The likely best-case scenario for former UN Ambassador Nikki Haley or Florida Gov. Ron DeSantis will be a strong second-place finish. Neither hopeful has done what is necessary to stand out. DeSantis has more to lose than Haley since he has essentially bet the farm on performing well in Iowa. Entrepreneur Vivek Ramaswamy has insisted he's still running for president but has lagged behind in both state and national polling.
What is a caucus?
In short, it's not a primary. If you're expecting a shouting fest where people can change their minds after they've voted, you're thinking of what was once the Democratic caucuses. The Democratic National Committee stripped Iowa Democrats of their first-in-the-nation status, so we won't get into that.
Iowa Republicans have a much simpler setup. It's essentially a straw poll where traditionally voters write the name of their preferred candidate on a slip of paper. There's no formal ballot, no voting machine, and no hole punching required. Just before voting, voters at each precinct say the pledge, and then someone, including potentially the presidential candidates themselves, can speak for each campaign. After the voting concludes, caucusgoers can stay for traditional party business like debating the merits of what should be on the party's platform.
Wait, so how is this different from a primary?
Unlike most primaries, the caucuses are entirely run by the Republican Party of Iowa. This means that there are no local or state election officials responsible for counting votes or certifying the results. In each precinct — there are over 1,600 throughout the state— a volunteer is responsible for ensuring things go smoothly and reporting the results to the state party. And yes, you could caucus in someone's living room, though that has mostly gone by the wayside. Most likely, Iowans will be in a school gym or a church or whatever place in their town has the most space.
The second biggest difference is that Iowa Republicans do not allow absentee voting. You show up on caucus night at your respective precinct or you don't get to vote. In comparison, New Hampshire Republicans, whose primary is the next major contest, allow for some absentee voting in their primary.
Why does Iowa matter?
My editor said I shouldn't quote Ricky Bobby because that movie came out in 2006, but it really does come down to being first. In this way, the caucuses are a media event. Journalists from around the world watch Iowa to see who wins. And yet, no candidate will have anywhere near the number of delegates needed to become the Republican presidential nominee.

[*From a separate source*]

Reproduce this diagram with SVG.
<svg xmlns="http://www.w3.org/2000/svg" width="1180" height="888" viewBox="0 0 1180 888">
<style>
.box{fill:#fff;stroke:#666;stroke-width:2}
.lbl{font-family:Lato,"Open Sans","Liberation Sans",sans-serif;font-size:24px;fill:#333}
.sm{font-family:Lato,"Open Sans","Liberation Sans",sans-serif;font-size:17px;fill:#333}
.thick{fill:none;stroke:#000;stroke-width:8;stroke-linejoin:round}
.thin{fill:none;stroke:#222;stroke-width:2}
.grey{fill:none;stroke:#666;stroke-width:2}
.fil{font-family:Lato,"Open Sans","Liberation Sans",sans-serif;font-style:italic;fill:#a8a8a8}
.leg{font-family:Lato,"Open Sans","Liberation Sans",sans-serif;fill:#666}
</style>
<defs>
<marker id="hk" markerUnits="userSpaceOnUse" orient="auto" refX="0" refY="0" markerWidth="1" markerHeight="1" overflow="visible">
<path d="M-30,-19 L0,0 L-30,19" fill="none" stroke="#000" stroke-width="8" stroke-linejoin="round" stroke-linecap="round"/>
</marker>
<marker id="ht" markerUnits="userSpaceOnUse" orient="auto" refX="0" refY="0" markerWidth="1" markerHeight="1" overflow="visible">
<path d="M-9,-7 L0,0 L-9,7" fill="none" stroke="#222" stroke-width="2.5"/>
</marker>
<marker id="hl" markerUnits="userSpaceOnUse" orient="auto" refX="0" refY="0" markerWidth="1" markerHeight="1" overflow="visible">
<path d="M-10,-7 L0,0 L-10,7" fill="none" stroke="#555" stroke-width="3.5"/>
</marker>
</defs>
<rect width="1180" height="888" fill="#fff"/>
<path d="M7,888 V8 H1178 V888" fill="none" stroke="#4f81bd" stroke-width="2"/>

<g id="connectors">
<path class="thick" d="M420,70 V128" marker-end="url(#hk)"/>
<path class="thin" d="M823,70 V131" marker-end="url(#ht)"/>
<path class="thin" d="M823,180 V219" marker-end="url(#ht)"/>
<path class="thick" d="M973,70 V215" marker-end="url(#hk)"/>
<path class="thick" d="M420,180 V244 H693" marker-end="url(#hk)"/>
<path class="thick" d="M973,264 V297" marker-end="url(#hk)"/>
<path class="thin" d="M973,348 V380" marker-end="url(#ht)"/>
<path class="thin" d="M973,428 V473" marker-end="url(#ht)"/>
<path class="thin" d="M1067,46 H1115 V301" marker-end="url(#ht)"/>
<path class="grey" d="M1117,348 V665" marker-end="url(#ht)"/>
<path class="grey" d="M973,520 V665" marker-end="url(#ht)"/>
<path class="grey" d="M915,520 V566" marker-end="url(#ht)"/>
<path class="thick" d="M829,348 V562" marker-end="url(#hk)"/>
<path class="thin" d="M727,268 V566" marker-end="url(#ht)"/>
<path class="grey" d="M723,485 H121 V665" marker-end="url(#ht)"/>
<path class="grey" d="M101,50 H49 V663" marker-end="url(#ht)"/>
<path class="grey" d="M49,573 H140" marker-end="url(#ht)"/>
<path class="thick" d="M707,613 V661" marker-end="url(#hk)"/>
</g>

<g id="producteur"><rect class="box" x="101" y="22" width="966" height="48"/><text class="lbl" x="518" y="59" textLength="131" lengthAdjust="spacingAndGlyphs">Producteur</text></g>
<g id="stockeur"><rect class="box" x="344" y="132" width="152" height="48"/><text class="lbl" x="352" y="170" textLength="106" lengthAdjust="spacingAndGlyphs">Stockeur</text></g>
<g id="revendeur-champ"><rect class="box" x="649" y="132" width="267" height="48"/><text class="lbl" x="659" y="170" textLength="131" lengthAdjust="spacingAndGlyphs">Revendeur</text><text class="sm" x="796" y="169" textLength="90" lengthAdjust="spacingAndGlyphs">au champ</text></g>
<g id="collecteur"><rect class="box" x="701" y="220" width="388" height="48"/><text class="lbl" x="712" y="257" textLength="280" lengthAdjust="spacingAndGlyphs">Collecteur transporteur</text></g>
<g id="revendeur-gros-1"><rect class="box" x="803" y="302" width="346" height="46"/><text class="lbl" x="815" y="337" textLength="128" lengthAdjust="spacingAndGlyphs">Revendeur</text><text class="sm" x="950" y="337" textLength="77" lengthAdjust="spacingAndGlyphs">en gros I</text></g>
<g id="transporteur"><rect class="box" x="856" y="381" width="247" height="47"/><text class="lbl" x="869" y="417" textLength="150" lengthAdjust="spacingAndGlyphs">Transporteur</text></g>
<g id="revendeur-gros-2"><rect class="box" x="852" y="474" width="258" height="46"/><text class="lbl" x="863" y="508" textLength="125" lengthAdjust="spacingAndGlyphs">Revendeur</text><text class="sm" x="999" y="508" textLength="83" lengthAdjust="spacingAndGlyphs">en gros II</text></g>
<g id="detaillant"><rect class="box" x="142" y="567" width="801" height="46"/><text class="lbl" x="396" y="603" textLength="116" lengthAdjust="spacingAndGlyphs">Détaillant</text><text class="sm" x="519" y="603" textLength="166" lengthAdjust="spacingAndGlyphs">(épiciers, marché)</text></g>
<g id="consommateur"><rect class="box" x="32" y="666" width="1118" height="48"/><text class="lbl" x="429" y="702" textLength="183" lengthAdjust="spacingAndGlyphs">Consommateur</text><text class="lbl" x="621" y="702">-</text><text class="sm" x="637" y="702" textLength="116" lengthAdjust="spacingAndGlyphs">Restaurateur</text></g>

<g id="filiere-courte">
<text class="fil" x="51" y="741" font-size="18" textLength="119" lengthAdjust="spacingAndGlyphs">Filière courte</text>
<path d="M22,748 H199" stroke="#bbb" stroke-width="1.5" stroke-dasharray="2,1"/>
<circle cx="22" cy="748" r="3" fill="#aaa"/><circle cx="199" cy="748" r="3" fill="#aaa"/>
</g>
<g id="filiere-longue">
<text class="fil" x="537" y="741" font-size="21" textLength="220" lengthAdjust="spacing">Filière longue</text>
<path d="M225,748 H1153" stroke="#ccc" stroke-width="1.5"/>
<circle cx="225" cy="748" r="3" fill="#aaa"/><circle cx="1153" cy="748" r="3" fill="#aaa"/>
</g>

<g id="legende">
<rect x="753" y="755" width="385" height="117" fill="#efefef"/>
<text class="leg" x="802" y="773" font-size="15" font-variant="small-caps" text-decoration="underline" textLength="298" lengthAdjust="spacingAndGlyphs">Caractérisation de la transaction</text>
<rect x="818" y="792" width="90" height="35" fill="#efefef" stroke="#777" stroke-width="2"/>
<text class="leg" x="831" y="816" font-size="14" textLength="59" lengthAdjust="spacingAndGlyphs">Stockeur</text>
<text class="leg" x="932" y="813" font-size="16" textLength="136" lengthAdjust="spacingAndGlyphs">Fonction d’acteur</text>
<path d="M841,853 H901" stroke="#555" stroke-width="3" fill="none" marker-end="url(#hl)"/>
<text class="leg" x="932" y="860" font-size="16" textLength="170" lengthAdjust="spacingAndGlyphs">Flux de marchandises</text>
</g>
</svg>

What does history say about Iowa?
Traditionally, there are "three tickets" out of Iowa, meaning the top three or so finishers move on to the rest of the GOP primary calendar and the rest of the field drops out. In recent years, national parties have imposed polling and other thresholds for their major debates that have effectively winnowed the field before voting even begins. Some presidential hopefuls, most famously the late- Sen. John McCain, effectively skip Iowa, betting that the electorate in other states such as New Hampshire will be more favorable to their campaign.
As for the winners, the last three winners of a competitive Iowa Republican caucus, Sen. Ted Cruz of Texas, former Sen. Rick Santorum of Pennsylvania, and former Arkansas Gov. Mike Huckabee, all failed to win the GOP's presidential nomination. Critics and some candidates (Nikki Haley) use this to point out that the caucuses aren't predictive of who actually wins the overall race.
Iowans prefer to look at their status in the context of the three other early states. Effectively Iowa, New Hampshire, Nevada, and South Carolina are supposed to winnow the field. As smaller states, Iowa and New Hampshire are supposed to offer candidates with less money or name recognition the chance to compete.